The strategy has permeated the GOP mainstream, and earned a public nod over the weekend from one of the most powerful Republican politicos and Trump allies in the country, House Speaker Mike Johnson (R-La.). Before Biden announced his withdrawal from the race on Sunday, Johnson said on ABC’s This Week that any move by Democrats to swap candidates “would run into some legal impediments.”
Top Democratic election lawyer Marc Elias, whose firm works with the Democratic National Committee, said in a video on Monday that Johnson’s comments represented “frivolous threats of frivolous litigation by an election denier.”
“There is currently no nominee of the Democratic Party, and so the notion that the Democratic Party is somehow precluded from choosing its nominee, pursuant to its bylaws and its rules, is preposterous,” Elias said, adding: “I am here to say that with 100 percent certainty that when the Democratic National Committee nominates its candidate and transmits that to the states, that person will be on the ballot in all 50 states and the District of Columbia.”
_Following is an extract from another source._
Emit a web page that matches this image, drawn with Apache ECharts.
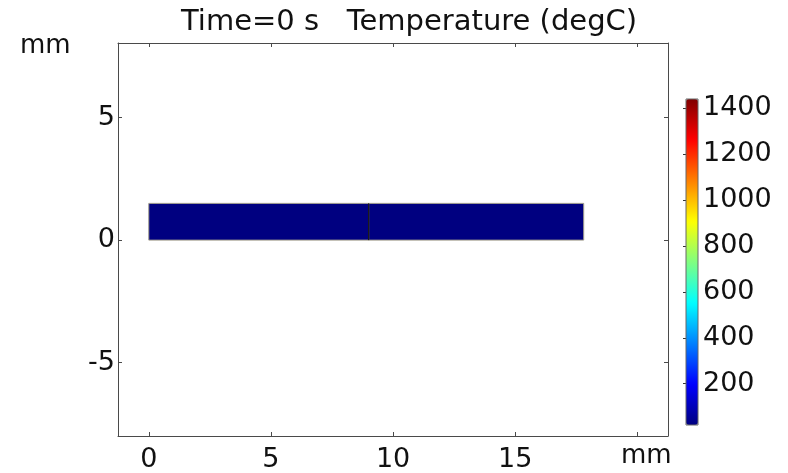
<!DOCTYPE html>
<html>
<head>
<meta charset="utf-8">
<script src="https://cdn.jsdelivr.net/npm/echarts@6/dist/echarts.min.js"></script>
<style>
  html, body { margin: 0; padding: 0; background: #ffffff; }
  #chart { width: 788px; height: 473px; }
</style>
</head>
<body>
<div id="chart"></div>
<script>
// Geometry of the two blocks (mm) and their temperature (degC)
const blockX0 = [0, 9];
const blockX1 = [9, 17.8];
const blockY0 = [0, 0];
const blockY1 = [1.5, 1.5];
const blockTemp = [20, 20];

// Axis ticks and labels
const xTickValues = [0, 5, 10, 15, 20];
const xLabelValues = [0, 5, 10, 15];
const yTickValues = [-5, 0, 5];
const colorbarValues = [200, 400, 600, 800, 1000, 1200, 1400];

// Temperature range of the colour scale
const tempMin = 20;
const tempMax = 1440;

// Visible window in mm
const xMin = -1.26, xMax = 21.25;
const yMin = -8.0, yMax = 8.05;

const FONT = 'DejaVu Sans';
const rainbow = ['#000080', '#0000ff', '#0080ff', '#00ffff', '#80ff80',
                 '#ffff00', '#ff8000', '#ff0000', '#800000'];

const blockData = blockX0.map((x0, i) => [x0, blockY0[i], blockX1[i], blockY1[i], blockTemp[i]]);
// interior boundaries: where one block ends and the next one begins
const interfaceData = [];
for (let i = 0; i + 1 < blockX1.length; i++) {
  if (blockX1[i] === blockX0[i + 1]) {
    interfaceData.push([blockX1[i], Math.min(blockY0[i], blockY0[i + 1]), Math.max(blockY1[i], blockY1[i + 1])]);
  }
}

const chart = echarts.init(document.getElementById('chart'), null, { renderer: 'canvas' });

const frameLine = { show: true, onZero: false, lineStyle: { color: '#4a4a4a', width: 1 } };
const innerTick = (vals) => ({ show: true, inside: true, length: 4, customValues: vals, lineStyle: { color: '#4a4a4a' } });
const plain = (v) => String(v);

chart.setOption({
  animation: false,
  backgroundColor: '#ffffff',
  textStyle: { fontFamily: FONT },
  title: {
    text: 'Time=0 s   Temperature (degC)',
    left: 176,
    top: 3,
    textStyle: { fontFamily: FONT, fontSize: 29, fontWeight: 'normal', color: '#111' }
  },
  grid: [
    { left: 118, top: 43, width: 550, height: 393, show: false },
    { left: 686, top: 99, width: 12, height: 326, show: true, z: 6,
      backgroundColor: 'transparent', borderColor: '#666', borderWidth: 1 }
  ],
  xAxis: [
    { gridIndex: 0, type: 'value', position: 'bottom', min: xMin, max: xMax,
      axisLine: frameLine, axisTick: innerTick(xTickValues), splitLine: { show: false },
      axisLabel: { customValues: xLabelValues, formatter: plain, fontSize: 27, color: '#111', margin: 10, fontFamily: FONT } },
    { gridIndex: 0, type: 'value', position: 'top', min: xMin, max: xMax,
      axisLine: frameLine, axisTick: innerTick(xTickValues), splitLine: { show: false },
      axisLabel: { show: false } },
    { gridIndex: 1, type: 'value', min: 0, max: 1, show: false }
  ],
  yAxis: [
    { gridIndex: 0, type: 'value', position: 'left', min: yMin, max: yMax,
      axisLine: frameLine, axisTick: innerTick(yTickValues), splitLine: { show: false },
      axisLabel: { customValues: yTickValues, formatter: plain, fontSize: 27, color: '#111', margin: 3, fontFamily: FONT } },
    { gridIndex: 0, type: 'value', position: 'right', min: yMin, max: yMax,
      axisLine: frameLine, axisTick: innerTick(yTickValues), splitLine: { show: false },
      axisLabel: { show: false } },
    { gridIndex: 1, type: 'value', position: 'right', min: tempMin, max: tempMax,
      axisLine: { show: false }, splitLine: { show: false },
      axisTick: { show: true, inside: true, length: 3, customValues: colorbarValues, lineStyle: { color: '#333' } },
      axisLabel: { customValues: colorbarValues, formatter: plain, fontSize: 27, color: '#111', margin: 5, fontFamily: FONT } }
  ],
  visualMap: {
    type: 'continuous',
    min: tempMin,
    max: tempMax,
    seriesIndex: 0,
    dimension: 4,
    left: 686,
    top: 99,
    padding: 0,
    itemWidth: 12,
    itemHeight: 326,
    calculable: false,
    hoverLink: false,
    text: null,
    formatter: () => '',
    inRange: { color: rainbow }
  },
  graphic: [
    { type: 'text', left: 20, top: 33, style: { text: 'mm', font: '26px "DejaVu Sans"', fill: '#111' } },
    { type: 'text', left: 621, top: 443, style: { text: 'mm', font: '26px "DejaVu Sans"', fill: '#111' } }
  ],
  series: [
    {
      type: 'custom',
      xAxisIndex: 0,
      yAxisIndex: 0,
      data: blockData,
      encode: { x: [0, 2], y: [1, 3] },
      renderItem: (params, api) => {
        const p0 = api.coord([api.value(0), api.value(1)]);
        const p1 = api.coord([api.value(2), api.value(3)]);
        return {
          type: 'rect',
          shape: { x: p0[0], y: p1[1], width: p1[0] - p0[0], height: p0[1] - p1[1] },
          style: { fill: api.visual('color'), stroke: '#a09c8c', lineWidth: 1 }
        };
      }
    },
    {
      type: 'custom',
      xAxisIndex: 0,
      yAxisIndex: 0,
      data: interfaceData,
      renderItem: (params, api) => {
        const a = api.coord([api.value(0), api.value(1)]);
        const b = api.coord([api.value(0), api.value(2)]);
        return {
          type: 'line',
          shape: { x1: a[0], y1: a[1], x2: b[0], y2: b[1] },
          style: { stroke: '#000000', lineWidth: 1 }
        };
      }
    }
  ]
});
</script>
</body>
</html>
Some attorneys on the 2024 Democratic presidential campaign, along with allied legal teams in different states, swiftly researched this issue last month when the Heritage memo began making the rounds online. Biden and Harris-aligned lawyers held calls, including on specific state laws and deadlines, about this Republican scheming, three people familiar with the matter tell Rolling Stone. They found little to worry about.
Poring over individual state guidelines, laws, restrictions, and timelines for ballot access, the legal armada swiftly came to the conclusion that there was no way the Heritage Foundation and other influential Republicans pitching this actually believed what they were selling, according to the three sources. In some states, it seemed impossible to interpret the rules the way conservative troublemakers were, unless they willfully misread the rules and paperwork.
The Heritage memo, for instance, includes a portion of Wisconsin’s statute relating to vacancies after nominations. But Biden wasn’t nominated. The statute says nominees selected at a party’s national convention will be on the ballot. (Heritage has previously argued that since Biden called himself the nominee, he should be treated that way.)
The Biden-Harris-aligned legal muscle believes that even the Republican-filled judiciary, stacked largely by Trump, wouldn’t be willing to bail their team out on this one, if the matter goes to court.
During some of these private calls last month, Democratic attorneys pitched increasingly trollish ideas for what to include in draft legal filings and documents, should Heritage or any other major conservative organ make their move.
Lines were kicked around of how to be, in the words of another lawyer working with Team Biden-Harris, “as condescending as possible” in potentially responding to these types of “frivolous” lawsuits, including scolding these Republicans for supposedly not understanding how basic terms like “presumptive nominee” work.
Another idea batted around between some Democratic legal teams backing Harris 2024 was to use Republicans’ own legal logic against them and expose blatant hypocrisy — by citing, for instance, the Supreme Court’s decision early this year to nullify an effort in Colorado to exclude Trump from the state’s ballot under the Constitution’s insurrection clause.
“Honestly, I probably shouldn’t try to wish this into existence, but fine: I dare Mike Howell and the rest of Heritage to go for it. It won’t work and we’re ready for it. We’ve done our homework,” the second lawyer says.
Asked to comment on this, Howell tells Rolling Stone: “They can take it up with the DNC who agrees with me, or at least did prior to the coup.” (This references the emerging right-wing talking point that Biden passing the torch to Harris is somehow a “coup.” It is not in reference to the coup that Trump attempted in 2020 and 2021 that culminated in his supporters’ deadly Jan. 6 riot at the U.S. Capitol.)